◆ **GIVEN REQUEST**: Gather up the lines that contain "page".

◆ **SUPPLIED DATA**:
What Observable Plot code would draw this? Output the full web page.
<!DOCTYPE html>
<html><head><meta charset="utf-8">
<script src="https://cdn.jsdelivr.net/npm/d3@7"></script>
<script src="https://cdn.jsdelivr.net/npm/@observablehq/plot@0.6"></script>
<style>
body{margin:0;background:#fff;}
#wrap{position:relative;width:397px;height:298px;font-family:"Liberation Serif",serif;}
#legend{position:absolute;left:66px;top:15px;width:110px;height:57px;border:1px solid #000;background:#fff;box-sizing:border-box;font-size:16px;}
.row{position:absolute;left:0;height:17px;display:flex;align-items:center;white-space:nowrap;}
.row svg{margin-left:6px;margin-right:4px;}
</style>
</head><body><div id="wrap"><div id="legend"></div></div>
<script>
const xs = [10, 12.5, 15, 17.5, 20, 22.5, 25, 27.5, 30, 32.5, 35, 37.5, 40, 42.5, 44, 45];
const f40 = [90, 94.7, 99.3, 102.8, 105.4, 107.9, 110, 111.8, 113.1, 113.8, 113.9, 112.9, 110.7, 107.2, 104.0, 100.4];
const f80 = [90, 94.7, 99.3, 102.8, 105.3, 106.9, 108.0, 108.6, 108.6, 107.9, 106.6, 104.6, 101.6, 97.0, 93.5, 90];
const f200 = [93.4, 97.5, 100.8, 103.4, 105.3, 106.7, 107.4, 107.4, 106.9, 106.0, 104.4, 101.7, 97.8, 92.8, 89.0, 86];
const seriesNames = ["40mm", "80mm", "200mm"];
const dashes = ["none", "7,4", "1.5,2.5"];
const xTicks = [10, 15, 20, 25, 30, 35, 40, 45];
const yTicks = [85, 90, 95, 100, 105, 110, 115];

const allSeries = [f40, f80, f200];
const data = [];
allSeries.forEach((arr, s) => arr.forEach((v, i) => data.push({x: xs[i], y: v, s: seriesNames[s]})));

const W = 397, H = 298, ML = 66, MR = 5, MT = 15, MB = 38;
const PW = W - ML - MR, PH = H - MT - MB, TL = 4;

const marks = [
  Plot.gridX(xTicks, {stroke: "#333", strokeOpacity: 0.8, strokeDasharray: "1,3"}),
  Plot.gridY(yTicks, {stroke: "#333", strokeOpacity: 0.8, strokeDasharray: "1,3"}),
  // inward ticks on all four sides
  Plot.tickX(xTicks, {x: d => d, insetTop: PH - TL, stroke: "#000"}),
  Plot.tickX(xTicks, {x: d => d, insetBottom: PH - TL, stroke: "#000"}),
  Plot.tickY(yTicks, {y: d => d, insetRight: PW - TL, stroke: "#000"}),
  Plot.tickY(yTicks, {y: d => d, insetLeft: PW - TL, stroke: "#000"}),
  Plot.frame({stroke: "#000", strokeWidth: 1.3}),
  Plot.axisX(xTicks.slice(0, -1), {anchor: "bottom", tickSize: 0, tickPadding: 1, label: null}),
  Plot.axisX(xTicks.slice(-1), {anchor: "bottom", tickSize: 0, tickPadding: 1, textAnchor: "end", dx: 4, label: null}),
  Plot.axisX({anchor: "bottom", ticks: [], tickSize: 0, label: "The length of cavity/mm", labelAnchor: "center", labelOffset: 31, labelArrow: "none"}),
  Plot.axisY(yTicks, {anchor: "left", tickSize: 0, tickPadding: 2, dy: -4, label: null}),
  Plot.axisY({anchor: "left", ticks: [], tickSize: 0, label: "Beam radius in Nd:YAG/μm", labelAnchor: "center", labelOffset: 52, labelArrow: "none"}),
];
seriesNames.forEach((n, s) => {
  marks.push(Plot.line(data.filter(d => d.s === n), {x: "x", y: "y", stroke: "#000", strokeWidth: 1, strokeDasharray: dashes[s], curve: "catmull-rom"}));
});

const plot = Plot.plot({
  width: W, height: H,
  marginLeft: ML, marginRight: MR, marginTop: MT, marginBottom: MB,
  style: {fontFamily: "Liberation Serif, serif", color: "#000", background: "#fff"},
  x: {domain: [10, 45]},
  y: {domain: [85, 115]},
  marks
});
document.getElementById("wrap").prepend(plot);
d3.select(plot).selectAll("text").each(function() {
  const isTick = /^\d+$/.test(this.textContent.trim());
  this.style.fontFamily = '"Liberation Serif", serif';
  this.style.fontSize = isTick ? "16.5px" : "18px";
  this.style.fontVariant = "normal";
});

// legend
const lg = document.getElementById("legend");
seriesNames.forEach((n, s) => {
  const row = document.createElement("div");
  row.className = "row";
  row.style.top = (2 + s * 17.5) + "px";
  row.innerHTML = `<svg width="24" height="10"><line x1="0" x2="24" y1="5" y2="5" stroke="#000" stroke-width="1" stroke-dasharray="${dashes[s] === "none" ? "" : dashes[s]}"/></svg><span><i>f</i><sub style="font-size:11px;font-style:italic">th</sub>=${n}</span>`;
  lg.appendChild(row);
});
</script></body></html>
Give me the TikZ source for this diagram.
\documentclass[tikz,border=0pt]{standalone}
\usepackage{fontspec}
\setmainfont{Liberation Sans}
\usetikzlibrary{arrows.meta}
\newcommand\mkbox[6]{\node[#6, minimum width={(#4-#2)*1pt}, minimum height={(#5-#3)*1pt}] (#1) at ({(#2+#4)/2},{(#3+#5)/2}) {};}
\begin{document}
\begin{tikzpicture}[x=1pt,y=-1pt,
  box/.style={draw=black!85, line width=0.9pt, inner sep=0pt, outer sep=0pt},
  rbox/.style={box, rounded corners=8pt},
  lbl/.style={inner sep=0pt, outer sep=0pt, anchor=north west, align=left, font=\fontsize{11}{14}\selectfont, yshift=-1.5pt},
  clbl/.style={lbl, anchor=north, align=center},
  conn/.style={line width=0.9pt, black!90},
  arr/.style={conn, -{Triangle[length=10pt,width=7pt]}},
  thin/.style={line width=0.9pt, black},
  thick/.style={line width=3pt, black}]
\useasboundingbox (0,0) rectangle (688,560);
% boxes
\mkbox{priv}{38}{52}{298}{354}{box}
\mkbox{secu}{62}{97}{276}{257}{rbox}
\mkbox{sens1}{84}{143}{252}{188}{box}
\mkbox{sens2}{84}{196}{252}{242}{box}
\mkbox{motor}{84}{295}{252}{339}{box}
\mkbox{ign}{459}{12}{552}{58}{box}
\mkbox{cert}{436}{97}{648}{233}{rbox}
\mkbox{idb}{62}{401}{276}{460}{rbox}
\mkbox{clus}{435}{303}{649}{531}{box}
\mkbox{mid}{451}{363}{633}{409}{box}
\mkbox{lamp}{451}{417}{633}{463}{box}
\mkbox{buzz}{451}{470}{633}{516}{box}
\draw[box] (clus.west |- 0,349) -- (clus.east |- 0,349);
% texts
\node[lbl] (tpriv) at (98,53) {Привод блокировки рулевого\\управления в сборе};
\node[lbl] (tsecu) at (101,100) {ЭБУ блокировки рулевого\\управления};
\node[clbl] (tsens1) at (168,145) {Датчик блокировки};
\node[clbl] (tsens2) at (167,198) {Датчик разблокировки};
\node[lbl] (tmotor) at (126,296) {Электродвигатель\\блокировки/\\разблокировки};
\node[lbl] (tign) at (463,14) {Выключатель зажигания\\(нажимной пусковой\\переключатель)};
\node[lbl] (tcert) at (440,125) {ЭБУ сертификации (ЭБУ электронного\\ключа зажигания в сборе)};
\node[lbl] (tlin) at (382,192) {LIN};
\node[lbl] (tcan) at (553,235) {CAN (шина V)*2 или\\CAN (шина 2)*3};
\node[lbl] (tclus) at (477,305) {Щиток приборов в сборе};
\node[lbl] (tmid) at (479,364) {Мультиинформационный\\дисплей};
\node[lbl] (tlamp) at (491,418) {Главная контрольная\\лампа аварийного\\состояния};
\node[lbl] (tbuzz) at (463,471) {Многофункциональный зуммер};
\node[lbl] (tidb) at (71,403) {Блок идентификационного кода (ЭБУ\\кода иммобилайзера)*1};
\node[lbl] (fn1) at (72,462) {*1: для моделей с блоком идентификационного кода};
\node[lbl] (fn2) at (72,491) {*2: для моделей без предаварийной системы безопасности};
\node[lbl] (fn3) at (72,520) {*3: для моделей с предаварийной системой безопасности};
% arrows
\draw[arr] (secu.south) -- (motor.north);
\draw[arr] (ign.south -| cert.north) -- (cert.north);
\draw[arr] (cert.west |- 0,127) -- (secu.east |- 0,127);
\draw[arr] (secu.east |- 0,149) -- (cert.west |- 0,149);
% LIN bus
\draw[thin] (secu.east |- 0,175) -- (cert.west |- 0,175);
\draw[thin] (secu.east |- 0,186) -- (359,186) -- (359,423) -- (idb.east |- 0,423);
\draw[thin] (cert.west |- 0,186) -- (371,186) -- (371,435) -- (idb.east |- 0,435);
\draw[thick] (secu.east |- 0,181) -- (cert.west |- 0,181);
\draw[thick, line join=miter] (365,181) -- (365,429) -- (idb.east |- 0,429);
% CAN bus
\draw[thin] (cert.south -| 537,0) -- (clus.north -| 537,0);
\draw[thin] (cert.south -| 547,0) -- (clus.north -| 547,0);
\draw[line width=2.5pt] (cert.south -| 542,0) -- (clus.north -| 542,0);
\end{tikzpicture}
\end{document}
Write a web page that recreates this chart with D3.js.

◆ **RESPONSE BELOW**:
What Observable Plot code would draw this? Output the full web page.
Write a web page that recreates this chart with D3.js.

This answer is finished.